By Jessica Mathews /

A local lawmaker has testified about bills that would make fraudulently filling out absentee voter applications a felony.

Republican State Representative Ann Bollin of Brighton Township testified Wednesday in support of her plan to help deter voter fraud in Michigan by making it a felony to knowingly fill out an absentee ballot application with another person’s information. In a release Wednesday, Bollin said the combination of the passage of Proposal 3 providing for no-reason absentee voting in Michigan and the COVID-19 pandemic has led to a dramatic increase in the number of voters submitting requests or applications to obtain an AV ballot. Earlier this year, the Secretary of State conducted a mass mailing of absent voter ballot applications. Bollin said many of the applications were delivered to households where the addressee no longer lived – noting some had moved away and others were deceased. Additionally, Bollin says local clerks, political and advocacy groups sent AV applications, which created confusion and possible opportunity for fraudulent activities.
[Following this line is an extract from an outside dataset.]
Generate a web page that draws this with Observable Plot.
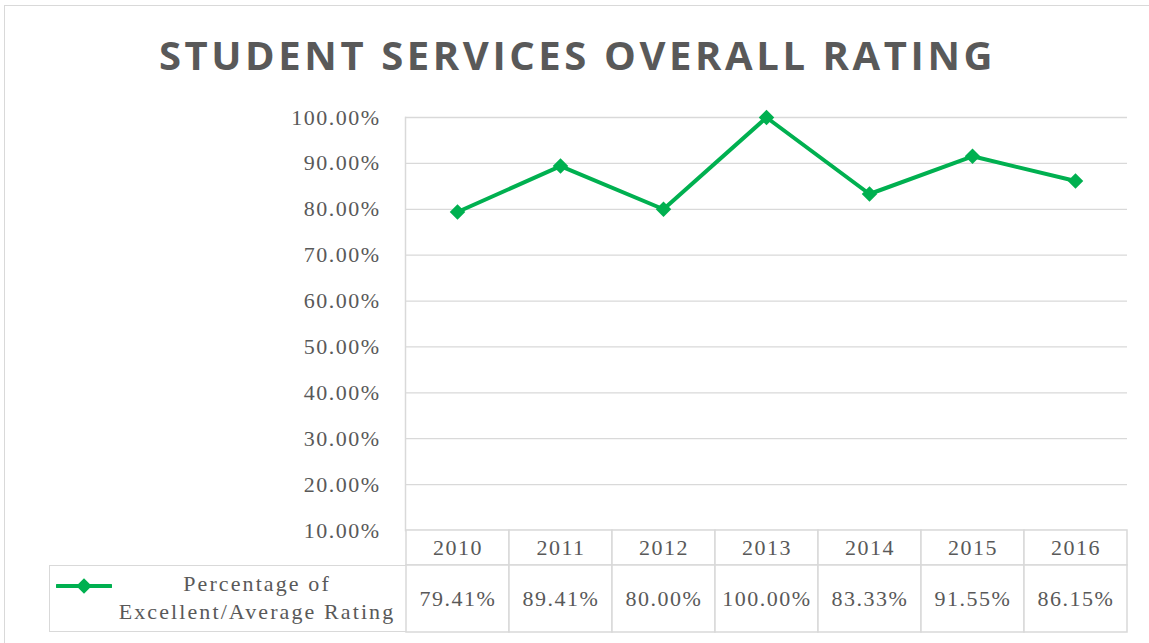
<!DOCTYPE html>
<html>
<head>
<meta charset="utf-8">
<script src="https://cdn.jsdelivr.net/npm/d3@7"></script>
<script src="https://cdn.jsdelivr.net/npm/@observablehq/plot@0.6"></script>
<style>
  html, body { margin: 0; padding: 0; background: #fff; }
  #chart { position: relative; width: 1149px; height: 643px; overflow: hidden; }
  #frame { position: absolute; left: 4px; top: 5px; width: 1160px; height: 660px; border: 1.5px solid #d9d9d9; box-sizing: border-box; }
  #title { position: absolute; left: 0; top: 27px; width: 1155px; text-align: center;
    font-family: "Open Sans", sans-serif; font-weight: 700; font-size: 40px; letter-spacing: 3.6px; color: #595959; }
  .layer { position: absolute; left: 0; }
  #legend { position: absolute; left: 49px; top: 565px; width: 357px; height: 67px; border: 1.5px solid #d9d9d9; box-sizing: border-box; border-right: none;
    font-family: "Liberation Serif", serif; font-size: 22px; letter-spacing: 2.1px; color: #595959; }
  #legend svg { position: absolute; left: 6px; top: 10px; }
  #legend .txt { position: absolute; left: 62px; right: 4px; top: 4px; text-align: center; line-height: 28px; white-space: nowrap; }
</style>
</head>
<body>
<div id="chart">
  <div id="frame"></div>
  <div id="title"></div>
  <div id="main" class="layer" style="top:0"></div>
  <div id="years" class="layer" style="top:529px"></div>
  <div id="vals" class="layer" style="top:564px"></div>
  <div id="legend"><svg width="56" height="20"></svg><div class="txt"></div></div>
</div>
<script>
const title = "STUDENT SERVICES OVERALL RATING";
const years = ["2010", "2011", "2012", "2013", "2014", "2015", "2016"];
const values = [0.7941, 0.8941, 0.8000, 1.0000, 0.8333, 0.9155, 0.8615];
const seriesName = "Percentage of Excellent/Average Rating";
const yTicks = [0.1, 0.2, 0.3, 0.4, 0.5, 0.6, 0.7, 0.8, 0.9, 1.0];

const green = "#00b050";
const grid = "#d9d9d9";
const textColor = "#595959";
const font = "Liberation Serif, serif";

const data = years.map((y, i) => ({year: y, value: values[i]}));

document.getElementById("title").textContent = title;

const W = 1149, L = 405, R = 22;

const main = Plot.plot({
  width: W, height: 546,
  marginTop: 117, marginBottom: 16, marginLeft: L, marginRight: R,
  style: {fontFamily: font, fontSize: "22px", color: textColor, background: "transparent", letterSpacing: "1.5px"},
  x: {type: "point", domain: years, padding: 0.5, axis: null},
  y: {domain: [0.1, 1.0], ticks: yTicks, tickFormat: d3.format(".2%"), tickSize: 0, tickPadding: 25, label: null},
  marks: [
    Plot.ruleY(yTicks, {stroke: grid, strokeWidth: 1.3, strokeOpacity: 1}),
    Plot.frame({anchor: "left", stroke: grid, strokeWidth: 1.5, strokeOpacity: 1}),
    Plot.line(data, {x: "year", y: "value", stroke: green, strokeWidth: 4}),
    Plot.dot(data, {x: "year", y: "value", symbol: "diamond2", r: 7, fill: green, stroke: "none"})
  ]
});
document.getElementById("main").append(main);

function rowPlot(h, textFn) {
  return Plot.plot({
    width: W, height: h,
    marginTop: 1, marginBottom: 1, marginLeft: L, marginRight: R,
    style: {fontFamily: font, fontSize: "22px", color: textColor, background: "transparent", letterSpacing: "1.5px"},
    x: {type: "band", domain: years, padding: 0, axis: null},
    marks: [
      Plot.cell(data, {x: "year", fill: "white", stroke: grid, strokeWidth: 1.5, inset: 0}),
      Plot.text(data, {x: "year", text: textFn, fill: textColor, fontSize: 22, frameAnchor: "middle"})
    ]
  });
}
document.getElementById("years").append(rowPlot(37, d => d.year));
document.getElementById("vals").append(rowPlot(69, d => d3.format(".2%")(d.value)));

// legend
const lg = d3.select("#legend svg");
lg.append("line").attr("x1", 1).attr("x2", 55).attr("y1", 10).attr("y2", 10)
  .attr("stroke", green).attr("stroke-width", 4).attr("stroke-linecap", "round");
lg.append("path").attr("d", d3.symbol(d3.symbolDiamond2, Math.PI * 49)()).attr("transform", "translate(28,10)").attr("fill", green);
const parts = seriesName.split(" ");
document.querySelector("#legend .txt").innerHTML = parts.slice(0, 2).join(" ") + "<br>" + parts.slice(2).join(" ");
</script>
</body>
</html>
Bollin served as the Brighton Township clerk before being elected to the state House. She’s co-sponsoring a plan that would make it a felony to knowingly submit an absent voter application using another person’s name or personal identification information. Currently that is a misdemeanor. It would also be a felony to complete applications with the intent to receive multiple ballots, punishable by up to five years in prison.

Bollin said at a time when everyone is, “inundated with noise about our elections, especially absentee or mail in voting, these bills will serve as a deterrent for potential shenanigans in our election process and enhance voter confidence.” As a former clerk, Bollin said she believes protecting the integrity of the ballot, adding that the process is of utmost importance.